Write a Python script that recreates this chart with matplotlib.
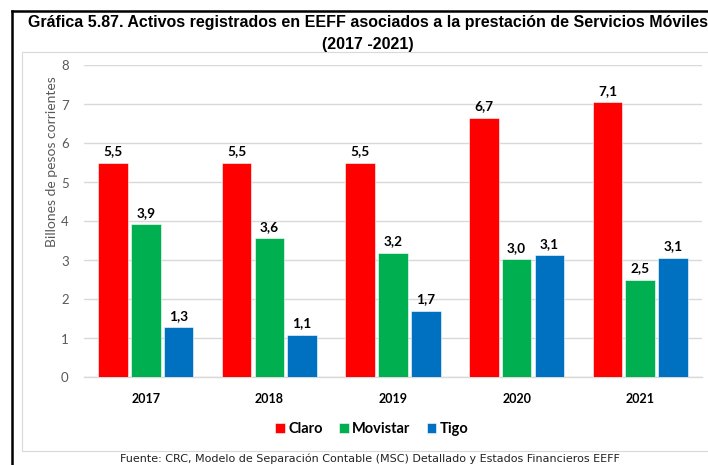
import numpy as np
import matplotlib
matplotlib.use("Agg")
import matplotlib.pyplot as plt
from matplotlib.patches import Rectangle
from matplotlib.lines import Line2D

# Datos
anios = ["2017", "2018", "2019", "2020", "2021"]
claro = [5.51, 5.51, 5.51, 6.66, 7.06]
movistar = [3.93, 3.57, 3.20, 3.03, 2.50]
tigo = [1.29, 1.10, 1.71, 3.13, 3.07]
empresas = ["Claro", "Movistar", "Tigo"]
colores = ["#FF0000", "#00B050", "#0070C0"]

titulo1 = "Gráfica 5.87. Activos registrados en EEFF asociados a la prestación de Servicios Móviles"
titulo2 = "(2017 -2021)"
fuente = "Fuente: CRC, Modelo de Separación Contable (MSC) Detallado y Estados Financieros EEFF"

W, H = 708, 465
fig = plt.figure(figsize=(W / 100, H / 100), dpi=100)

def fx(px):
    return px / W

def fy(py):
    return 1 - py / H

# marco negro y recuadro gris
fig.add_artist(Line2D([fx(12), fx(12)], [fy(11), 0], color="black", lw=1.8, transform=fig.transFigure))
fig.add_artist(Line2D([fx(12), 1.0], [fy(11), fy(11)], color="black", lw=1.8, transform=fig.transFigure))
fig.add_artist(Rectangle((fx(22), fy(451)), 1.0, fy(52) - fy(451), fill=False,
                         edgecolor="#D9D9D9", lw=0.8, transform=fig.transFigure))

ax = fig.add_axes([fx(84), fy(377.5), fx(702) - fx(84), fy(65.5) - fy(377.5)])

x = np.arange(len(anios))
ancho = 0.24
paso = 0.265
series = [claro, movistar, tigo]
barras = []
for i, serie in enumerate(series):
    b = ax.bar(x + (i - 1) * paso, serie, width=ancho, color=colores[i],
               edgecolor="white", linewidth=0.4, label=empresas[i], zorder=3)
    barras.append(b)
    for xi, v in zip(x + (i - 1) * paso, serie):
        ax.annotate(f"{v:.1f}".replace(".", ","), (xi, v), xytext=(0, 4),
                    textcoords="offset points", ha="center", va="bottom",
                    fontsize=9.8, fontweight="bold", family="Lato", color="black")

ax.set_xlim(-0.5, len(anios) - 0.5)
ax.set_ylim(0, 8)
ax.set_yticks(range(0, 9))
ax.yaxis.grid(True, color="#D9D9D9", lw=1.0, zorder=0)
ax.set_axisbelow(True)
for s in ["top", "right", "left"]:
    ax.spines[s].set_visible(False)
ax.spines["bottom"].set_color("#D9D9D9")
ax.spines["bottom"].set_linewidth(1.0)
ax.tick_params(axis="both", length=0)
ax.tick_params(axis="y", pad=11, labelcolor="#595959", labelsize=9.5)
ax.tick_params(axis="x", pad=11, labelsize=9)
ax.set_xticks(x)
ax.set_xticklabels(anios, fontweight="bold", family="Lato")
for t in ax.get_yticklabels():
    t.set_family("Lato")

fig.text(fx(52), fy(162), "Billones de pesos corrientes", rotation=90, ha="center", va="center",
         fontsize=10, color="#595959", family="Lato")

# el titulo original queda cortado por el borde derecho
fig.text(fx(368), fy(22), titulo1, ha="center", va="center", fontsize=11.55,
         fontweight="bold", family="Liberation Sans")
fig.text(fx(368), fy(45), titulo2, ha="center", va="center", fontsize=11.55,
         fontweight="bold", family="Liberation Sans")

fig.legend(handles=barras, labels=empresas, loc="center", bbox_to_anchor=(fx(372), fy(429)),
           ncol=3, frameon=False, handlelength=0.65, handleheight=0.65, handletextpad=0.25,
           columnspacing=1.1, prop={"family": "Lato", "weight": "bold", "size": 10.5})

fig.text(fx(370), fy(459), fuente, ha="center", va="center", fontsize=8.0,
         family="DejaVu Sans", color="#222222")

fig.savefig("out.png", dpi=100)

──────────

## Goal
Set the lines above down again, word for word, from the first through the one containing "from matplotlib.lines import Line2D"; pictures excluded.

## Answer
Write a Python script that recreates this chart with matplotlib.
import numpy as np
import matplotlib
matplotlib.use("Agg")
import matplotlib.pyplot as plt
from matplotlib.patches import Rectangle
from matplotlib.lines import Line2D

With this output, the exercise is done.